> [REQUIRED TASK]
Retype word for word the lines lying between the line containing "Give me the Plotly source for this chart." and the line containing "40.4, 44.5, 48.1]", together with those two lines themselves, and nothing besides.

> [DATA LISTING]
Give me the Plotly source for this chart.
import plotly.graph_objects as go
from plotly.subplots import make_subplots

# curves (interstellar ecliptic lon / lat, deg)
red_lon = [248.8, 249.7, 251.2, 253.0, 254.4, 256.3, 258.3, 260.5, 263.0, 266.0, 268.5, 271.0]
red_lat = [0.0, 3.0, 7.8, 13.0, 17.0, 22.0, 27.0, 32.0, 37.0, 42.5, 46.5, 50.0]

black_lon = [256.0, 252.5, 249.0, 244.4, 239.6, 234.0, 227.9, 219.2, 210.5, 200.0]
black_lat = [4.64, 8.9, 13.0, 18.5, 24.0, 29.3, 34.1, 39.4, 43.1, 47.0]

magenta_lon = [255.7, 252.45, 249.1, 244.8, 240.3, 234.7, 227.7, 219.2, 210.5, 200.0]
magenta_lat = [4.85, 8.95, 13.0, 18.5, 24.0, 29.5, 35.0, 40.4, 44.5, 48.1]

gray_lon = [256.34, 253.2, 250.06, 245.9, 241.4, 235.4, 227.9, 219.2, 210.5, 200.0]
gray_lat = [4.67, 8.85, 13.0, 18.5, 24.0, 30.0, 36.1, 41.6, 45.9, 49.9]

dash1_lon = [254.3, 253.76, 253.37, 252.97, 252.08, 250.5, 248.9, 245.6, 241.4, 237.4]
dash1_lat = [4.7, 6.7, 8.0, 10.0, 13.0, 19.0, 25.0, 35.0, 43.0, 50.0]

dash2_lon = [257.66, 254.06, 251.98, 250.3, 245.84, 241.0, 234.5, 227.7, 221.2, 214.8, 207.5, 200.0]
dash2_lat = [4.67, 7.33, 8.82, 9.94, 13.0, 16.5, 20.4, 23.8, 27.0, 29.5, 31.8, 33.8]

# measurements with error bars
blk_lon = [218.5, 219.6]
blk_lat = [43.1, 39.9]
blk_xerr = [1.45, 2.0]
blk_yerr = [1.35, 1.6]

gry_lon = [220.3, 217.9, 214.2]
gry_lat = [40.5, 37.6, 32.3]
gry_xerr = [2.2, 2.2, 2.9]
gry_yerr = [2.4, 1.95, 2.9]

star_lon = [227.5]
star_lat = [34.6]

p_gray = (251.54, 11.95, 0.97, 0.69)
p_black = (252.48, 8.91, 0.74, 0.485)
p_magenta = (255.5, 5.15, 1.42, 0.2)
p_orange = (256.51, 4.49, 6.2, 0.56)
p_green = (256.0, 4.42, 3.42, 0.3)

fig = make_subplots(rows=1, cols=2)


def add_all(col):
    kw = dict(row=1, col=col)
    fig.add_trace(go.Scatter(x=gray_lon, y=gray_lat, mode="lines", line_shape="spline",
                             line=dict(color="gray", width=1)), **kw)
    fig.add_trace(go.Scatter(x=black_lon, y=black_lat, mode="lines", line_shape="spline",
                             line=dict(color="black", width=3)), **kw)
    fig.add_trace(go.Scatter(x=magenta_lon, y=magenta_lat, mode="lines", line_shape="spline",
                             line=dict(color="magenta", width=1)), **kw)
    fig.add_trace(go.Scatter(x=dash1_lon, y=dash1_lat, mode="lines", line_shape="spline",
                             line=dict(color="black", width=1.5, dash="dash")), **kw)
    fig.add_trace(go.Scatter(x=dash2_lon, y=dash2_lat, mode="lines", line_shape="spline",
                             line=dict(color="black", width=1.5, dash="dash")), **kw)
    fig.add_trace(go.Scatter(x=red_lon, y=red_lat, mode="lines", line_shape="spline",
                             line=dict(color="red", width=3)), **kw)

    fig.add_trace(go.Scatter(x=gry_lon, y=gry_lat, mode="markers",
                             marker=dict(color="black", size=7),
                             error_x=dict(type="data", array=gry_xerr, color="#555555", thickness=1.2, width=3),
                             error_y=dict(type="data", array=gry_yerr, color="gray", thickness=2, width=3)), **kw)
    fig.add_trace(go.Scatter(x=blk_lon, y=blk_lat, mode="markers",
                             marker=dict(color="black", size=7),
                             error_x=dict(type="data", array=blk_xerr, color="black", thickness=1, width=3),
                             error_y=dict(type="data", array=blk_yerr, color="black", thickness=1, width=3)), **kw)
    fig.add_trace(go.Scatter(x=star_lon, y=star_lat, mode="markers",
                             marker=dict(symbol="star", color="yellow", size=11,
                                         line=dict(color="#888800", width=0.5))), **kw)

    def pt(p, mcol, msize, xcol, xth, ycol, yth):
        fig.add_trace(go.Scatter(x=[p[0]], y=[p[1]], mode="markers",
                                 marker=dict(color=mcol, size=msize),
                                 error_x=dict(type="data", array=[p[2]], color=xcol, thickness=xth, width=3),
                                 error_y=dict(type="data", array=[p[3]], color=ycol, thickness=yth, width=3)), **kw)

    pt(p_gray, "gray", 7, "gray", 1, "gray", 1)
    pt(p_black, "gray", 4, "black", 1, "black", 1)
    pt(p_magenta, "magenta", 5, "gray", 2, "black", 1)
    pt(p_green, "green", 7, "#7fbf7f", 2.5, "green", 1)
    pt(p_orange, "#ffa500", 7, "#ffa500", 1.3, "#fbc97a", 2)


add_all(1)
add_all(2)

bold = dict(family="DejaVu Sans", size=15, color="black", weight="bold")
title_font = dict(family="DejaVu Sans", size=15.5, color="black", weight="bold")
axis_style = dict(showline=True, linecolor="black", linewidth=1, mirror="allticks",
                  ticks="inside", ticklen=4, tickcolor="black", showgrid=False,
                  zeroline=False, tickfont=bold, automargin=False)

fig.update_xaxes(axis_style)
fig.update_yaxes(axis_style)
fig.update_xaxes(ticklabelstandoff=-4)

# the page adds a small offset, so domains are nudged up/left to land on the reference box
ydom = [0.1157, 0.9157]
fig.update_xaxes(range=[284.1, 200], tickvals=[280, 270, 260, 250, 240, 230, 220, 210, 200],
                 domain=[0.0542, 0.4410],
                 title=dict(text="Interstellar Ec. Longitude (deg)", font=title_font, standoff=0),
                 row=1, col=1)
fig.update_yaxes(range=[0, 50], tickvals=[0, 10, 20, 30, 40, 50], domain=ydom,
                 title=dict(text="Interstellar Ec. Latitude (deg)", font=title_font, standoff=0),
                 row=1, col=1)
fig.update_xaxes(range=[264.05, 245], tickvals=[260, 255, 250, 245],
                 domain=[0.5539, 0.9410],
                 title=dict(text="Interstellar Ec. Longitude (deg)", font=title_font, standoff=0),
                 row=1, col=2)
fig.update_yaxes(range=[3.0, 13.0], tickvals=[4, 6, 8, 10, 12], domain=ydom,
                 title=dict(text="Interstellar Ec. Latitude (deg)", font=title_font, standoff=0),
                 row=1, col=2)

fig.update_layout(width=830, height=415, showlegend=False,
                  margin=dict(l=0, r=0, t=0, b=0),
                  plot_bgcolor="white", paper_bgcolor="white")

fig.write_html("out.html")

==

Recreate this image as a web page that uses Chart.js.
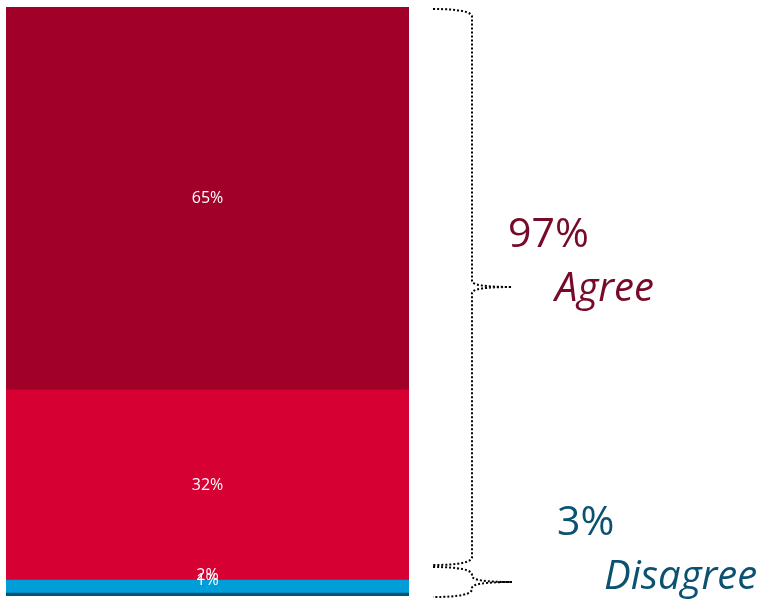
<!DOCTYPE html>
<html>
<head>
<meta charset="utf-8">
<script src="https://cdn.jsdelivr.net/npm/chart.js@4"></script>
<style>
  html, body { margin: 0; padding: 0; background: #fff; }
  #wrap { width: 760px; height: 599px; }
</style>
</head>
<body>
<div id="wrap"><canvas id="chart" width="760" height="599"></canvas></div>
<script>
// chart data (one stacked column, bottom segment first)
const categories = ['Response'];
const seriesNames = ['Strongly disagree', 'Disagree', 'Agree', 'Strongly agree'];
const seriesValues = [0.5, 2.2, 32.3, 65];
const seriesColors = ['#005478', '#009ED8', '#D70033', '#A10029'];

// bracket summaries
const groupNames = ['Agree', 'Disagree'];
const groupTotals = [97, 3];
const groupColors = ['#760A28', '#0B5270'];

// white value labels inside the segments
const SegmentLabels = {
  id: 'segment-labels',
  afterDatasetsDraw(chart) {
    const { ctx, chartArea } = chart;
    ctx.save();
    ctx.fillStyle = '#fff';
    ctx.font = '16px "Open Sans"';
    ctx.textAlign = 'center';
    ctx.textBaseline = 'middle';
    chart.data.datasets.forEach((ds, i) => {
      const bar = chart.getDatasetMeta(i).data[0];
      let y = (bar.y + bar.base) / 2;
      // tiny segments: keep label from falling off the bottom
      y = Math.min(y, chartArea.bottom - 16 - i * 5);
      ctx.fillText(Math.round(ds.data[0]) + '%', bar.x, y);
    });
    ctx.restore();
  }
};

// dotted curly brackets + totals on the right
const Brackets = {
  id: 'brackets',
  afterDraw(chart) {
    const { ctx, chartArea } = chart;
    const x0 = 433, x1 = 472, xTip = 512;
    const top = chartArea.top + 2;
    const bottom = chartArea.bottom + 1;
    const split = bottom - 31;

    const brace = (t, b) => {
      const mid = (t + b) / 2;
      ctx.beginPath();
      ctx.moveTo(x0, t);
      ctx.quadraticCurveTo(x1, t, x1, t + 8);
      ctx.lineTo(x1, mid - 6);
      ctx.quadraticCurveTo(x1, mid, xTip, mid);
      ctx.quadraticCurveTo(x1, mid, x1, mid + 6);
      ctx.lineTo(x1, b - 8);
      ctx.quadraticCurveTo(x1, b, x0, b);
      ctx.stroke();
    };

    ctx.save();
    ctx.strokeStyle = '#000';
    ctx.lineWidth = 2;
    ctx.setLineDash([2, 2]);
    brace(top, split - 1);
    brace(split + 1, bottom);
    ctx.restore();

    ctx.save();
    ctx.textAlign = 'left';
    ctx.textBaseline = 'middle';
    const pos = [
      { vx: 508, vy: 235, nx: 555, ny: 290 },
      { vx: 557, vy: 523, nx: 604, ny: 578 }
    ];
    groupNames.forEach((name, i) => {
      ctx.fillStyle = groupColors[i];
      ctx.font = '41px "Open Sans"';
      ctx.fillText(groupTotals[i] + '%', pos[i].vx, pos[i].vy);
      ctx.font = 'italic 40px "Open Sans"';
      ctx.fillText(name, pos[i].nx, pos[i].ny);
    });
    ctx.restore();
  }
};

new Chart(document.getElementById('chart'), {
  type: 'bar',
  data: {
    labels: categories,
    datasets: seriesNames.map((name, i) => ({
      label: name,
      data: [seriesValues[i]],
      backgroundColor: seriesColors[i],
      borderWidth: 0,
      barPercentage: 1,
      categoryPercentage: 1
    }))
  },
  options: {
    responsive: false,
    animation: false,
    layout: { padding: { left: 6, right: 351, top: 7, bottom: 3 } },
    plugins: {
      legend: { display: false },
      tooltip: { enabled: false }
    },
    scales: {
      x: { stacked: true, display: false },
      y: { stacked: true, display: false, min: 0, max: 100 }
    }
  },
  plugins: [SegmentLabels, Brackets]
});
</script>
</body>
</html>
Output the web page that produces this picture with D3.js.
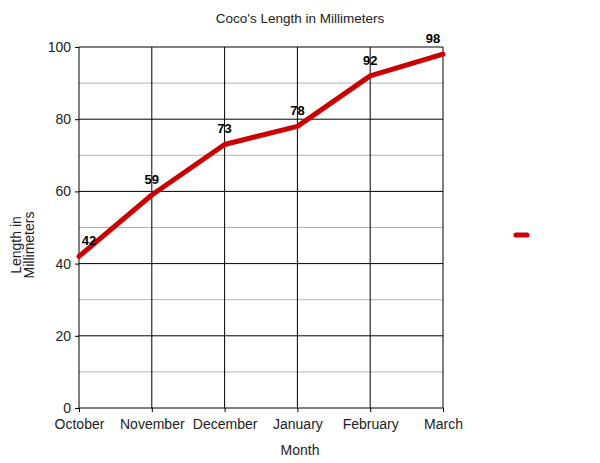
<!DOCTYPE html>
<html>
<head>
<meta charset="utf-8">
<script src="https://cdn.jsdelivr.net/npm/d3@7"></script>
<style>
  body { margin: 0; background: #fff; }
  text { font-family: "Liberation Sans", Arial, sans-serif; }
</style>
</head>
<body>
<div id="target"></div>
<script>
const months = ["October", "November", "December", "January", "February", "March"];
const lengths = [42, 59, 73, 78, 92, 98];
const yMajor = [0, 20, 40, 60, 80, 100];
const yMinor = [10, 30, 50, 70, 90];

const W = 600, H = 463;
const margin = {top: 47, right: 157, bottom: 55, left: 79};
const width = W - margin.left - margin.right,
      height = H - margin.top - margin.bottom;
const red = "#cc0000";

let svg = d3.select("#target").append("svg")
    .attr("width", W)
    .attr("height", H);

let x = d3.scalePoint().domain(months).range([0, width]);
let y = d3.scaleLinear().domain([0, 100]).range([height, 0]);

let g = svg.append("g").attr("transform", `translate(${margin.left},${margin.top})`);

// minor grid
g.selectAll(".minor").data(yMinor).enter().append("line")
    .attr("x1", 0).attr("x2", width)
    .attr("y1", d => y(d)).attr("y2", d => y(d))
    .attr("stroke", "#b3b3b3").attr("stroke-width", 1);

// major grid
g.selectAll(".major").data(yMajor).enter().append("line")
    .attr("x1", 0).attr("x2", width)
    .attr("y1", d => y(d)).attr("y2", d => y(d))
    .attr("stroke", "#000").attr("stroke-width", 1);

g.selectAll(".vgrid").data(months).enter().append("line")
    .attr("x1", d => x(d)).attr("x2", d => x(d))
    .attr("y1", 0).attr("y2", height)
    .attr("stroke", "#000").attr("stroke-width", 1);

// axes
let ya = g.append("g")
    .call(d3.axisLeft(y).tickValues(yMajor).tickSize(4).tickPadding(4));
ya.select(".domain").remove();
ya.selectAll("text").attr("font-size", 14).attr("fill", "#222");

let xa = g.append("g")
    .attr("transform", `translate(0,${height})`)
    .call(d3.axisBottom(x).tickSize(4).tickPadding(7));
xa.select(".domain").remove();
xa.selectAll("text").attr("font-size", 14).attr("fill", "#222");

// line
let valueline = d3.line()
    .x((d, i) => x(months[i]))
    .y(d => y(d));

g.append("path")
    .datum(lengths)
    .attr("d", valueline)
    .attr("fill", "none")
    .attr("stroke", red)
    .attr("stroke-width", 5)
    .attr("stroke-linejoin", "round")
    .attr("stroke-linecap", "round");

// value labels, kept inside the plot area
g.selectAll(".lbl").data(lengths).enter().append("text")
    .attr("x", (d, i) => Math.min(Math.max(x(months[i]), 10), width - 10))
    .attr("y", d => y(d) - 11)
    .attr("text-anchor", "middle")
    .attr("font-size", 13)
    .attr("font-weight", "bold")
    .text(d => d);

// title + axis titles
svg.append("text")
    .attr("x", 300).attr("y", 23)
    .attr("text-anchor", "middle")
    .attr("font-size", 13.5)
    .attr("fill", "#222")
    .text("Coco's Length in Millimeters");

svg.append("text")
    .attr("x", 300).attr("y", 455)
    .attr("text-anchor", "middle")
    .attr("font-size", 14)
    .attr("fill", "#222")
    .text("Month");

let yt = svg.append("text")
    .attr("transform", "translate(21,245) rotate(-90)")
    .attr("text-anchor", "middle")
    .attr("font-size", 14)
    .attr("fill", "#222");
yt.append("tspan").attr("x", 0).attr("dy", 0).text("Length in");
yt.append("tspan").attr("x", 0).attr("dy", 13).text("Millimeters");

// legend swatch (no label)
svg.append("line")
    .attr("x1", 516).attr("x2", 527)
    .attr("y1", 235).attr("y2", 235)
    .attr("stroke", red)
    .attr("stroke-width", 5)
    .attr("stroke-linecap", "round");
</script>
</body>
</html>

...

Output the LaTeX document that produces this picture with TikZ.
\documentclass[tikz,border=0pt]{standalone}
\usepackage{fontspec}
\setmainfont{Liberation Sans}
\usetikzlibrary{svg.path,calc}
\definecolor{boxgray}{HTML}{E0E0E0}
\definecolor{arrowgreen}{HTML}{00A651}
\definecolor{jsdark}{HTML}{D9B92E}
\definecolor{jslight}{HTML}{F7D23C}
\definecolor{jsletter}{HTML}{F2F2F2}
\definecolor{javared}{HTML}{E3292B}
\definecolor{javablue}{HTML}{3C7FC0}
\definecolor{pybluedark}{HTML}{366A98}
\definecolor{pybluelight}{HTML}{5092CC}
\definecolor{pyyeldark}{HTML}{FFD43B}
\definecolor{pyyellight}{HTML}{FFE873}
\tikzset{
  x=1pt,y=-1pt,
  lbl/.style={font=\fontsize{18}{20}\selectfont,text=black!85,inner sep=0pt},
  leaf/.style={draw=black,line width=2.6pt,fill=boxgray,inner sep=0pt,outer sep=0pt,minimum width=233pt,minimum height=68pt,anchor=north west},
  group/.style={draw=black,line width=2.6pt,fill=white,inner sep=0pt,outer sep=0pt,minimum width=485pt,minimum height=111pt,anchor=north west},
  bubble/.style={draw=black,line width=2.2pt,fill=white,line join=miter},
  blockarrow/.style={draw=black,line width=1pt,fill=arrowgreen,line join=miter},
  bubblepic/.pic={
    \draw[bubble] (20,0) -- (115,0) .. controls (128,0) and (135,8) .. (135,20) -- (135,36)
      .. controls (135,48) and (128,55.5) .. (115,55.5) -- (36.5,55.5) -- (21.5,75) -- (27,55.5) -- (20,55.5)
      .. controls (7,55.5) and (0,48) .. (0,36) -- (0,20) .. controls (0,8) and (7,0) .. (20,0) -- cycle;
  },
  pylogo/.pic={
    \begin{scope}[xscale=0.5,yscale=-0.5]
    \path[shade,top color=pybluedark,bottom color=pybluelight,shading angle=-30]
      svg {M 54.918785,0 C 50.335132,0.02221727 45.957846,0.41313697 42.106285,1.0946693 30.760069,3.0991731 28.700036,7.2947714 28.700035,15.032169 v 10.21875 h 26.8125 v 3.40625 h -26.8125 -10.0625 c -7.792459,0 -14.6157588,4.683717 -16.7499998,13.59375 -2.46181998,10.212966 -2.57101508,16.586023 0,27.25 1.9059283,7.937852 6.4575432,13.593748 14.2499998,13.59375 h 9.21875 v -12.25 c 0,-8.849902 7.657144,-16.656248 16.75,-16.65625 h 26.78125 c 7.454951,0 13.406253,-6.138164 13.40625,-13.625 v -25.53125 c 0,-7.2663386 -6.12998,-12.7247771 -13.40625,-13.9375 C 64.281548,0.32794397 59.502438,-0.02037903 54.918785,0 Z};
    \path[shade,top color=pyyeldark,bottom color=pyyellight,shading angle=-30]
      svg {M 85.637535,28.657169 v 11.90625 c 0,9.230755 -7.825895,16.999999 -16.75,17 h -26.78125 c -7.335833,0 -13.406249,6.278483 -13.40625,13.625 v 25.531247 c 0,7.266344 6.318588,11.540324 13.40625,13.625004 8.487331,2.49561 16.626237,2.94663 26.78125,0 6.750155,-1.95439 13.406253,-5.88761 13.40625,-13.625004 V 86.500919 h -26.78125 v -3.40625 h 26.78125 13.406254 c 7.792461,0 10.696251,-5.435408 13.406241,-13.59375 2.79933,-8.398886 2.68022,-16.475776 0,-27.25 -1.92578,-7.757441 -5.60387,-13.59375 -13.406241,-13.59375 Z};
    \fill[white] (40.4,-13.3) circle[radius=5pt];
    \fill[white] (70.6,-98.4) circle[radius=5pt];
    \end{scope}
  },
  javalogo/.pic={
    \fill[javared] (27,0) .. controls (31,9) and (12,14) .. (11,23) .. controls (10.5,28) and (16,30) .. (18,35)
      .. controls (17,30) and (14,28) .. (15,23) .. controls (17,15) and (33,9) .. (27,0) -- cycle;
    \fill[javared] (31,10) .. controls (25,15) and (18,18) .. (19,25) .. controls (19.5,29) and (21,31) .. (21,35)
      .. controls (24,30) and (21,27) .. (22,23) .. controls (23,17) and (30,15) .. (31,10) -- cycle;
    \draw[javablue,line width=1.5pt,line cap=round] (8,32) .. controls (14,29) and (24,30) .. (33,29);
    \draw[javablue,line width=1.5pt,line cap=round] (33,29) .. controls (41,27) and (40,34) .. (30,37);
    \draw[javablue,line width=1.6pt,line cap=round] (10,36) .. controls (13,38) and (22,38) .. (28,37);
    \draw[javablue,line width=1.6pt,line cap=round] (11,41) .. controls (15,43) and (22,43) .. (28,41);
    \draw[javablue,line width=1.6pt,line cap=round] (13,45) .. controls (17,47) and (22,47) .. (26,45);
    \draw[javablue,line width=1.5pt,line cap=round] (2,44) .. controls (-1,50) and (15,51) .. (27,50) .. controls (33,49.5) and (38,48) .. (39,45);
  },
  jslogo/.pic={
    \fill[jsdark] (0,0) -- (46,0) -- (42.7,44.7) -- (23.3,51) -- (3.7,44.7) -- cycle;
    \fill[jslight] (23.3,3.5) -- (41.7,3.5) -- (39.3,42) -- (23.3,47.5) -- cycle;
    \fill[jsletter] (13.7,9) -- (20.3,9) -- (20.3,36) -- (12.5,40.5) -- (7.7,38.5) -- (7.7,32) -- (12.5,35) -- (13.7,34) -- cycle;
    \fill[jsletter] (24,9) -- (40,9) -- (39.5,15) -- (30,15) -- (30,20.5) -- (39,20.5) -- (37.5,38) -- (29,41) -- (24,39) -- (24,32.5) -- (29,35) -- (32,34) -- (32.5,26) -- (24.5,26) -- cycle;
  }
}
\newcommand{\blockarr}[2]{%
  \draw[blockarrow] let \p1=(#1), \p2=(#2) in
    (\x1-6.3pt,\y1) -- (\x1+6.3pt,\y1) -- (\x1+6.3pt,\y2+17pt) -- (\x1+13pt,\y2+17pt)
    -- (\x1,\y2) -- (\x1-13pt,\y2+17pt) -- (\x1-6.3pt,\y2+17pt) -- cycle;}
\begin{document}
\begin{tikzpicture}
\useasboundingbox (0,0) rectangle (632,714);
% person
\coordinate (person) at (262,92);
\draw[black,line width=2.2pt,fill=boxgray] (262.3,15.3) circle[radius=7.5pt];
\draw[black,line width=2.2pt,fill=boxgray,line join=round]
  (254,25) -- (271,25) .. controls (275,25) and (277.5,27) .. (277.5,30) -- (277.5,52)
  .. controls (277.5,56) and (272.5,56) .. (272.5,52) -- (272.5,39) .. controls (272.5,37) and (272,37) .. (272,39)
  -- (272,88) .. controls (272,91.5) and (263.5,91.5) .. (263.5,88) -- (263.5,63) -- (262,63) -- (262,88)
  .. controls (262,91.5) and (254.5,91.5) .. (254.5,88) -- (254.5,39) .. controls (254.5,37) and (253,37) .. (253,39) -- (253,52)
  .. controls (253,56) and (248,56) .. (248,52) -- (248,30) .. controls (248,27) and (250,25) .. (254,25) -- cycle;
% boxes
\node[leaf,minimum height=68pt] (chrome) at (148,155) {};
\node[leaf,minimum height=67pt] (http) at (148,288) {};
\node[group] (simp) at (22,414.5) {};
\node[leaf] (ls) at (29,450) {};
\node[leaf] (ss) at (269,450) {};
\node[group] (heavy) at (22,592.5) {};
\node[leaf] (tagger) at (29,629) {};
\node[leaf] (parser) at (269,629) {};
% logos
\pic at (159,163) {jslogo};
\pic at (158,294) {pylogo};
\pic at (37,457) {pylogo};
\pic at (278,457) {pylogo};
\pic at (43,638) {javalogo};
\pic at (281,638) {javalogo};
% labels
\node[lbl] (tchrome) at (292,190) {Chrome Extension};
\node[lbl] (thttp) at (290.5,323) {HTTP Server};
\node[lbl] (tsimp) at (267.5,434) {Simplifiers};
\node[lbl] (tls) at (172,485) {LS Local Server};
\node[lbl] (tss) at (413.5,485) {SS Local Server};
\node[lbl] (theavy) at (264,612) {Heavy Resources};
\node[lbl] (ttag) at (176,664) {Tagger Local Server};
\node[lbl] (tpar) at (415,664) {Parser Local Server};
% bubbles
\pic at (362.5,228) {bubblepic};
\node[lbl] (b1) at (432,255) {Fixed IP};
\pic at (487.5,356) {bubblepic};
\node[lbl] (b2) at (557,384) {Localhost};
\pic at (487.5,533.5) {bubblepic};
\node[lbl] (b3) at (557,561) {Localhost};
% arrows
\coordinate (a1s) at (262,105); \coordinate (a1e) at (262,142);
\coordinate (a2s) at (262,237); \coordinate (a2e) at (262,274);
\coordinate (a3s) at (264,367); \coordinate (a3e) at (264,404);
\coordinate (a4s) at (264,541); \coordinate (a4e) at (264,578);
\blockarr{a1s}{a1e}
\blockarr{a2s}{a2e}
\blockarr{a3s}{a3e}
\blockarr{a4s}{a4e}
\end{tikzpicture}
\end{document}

> [WRITTEN SOLUTION]
Give me the Plotly source for this chart.
import plotly.graph_objects as go
from plotly.subplots import make_subplots

# curves (interstellar ecliptic lon / lat, deg)
red_lon = [248.8, 249.7, 251.2, 253.0, 254.4, 256.3, 258.3, 260.5, 263.0, 266.0, 268.5, 271.0]
red_lat = [0.0, 3.0, 7.8, 13.0, 17.0, 22.0, 27.0, 32.0, 37.0, 42.5, 46.5, 50.0]

black_lon = [256.0, 252.5, 249.0, 244.4, 239.6, 234.0, 227.9, 219.2, 210.5, 200.0]
black_lat = [4.64, 8.9, 13.0, 18.5, 24.0, 29.3, 34.1, 39.4, 43.1, 47.0]

magenta_lon = [255.7, 252.45, 249.1, 244.8, 240.3, 234.7, 227.7, 219.2, 210.5, 200.0]
magenta_lat = [4.85, 8.95, 13.0, 18.5, 24.0, 29.5, 35.0, 40.4, 44.5, 48.1]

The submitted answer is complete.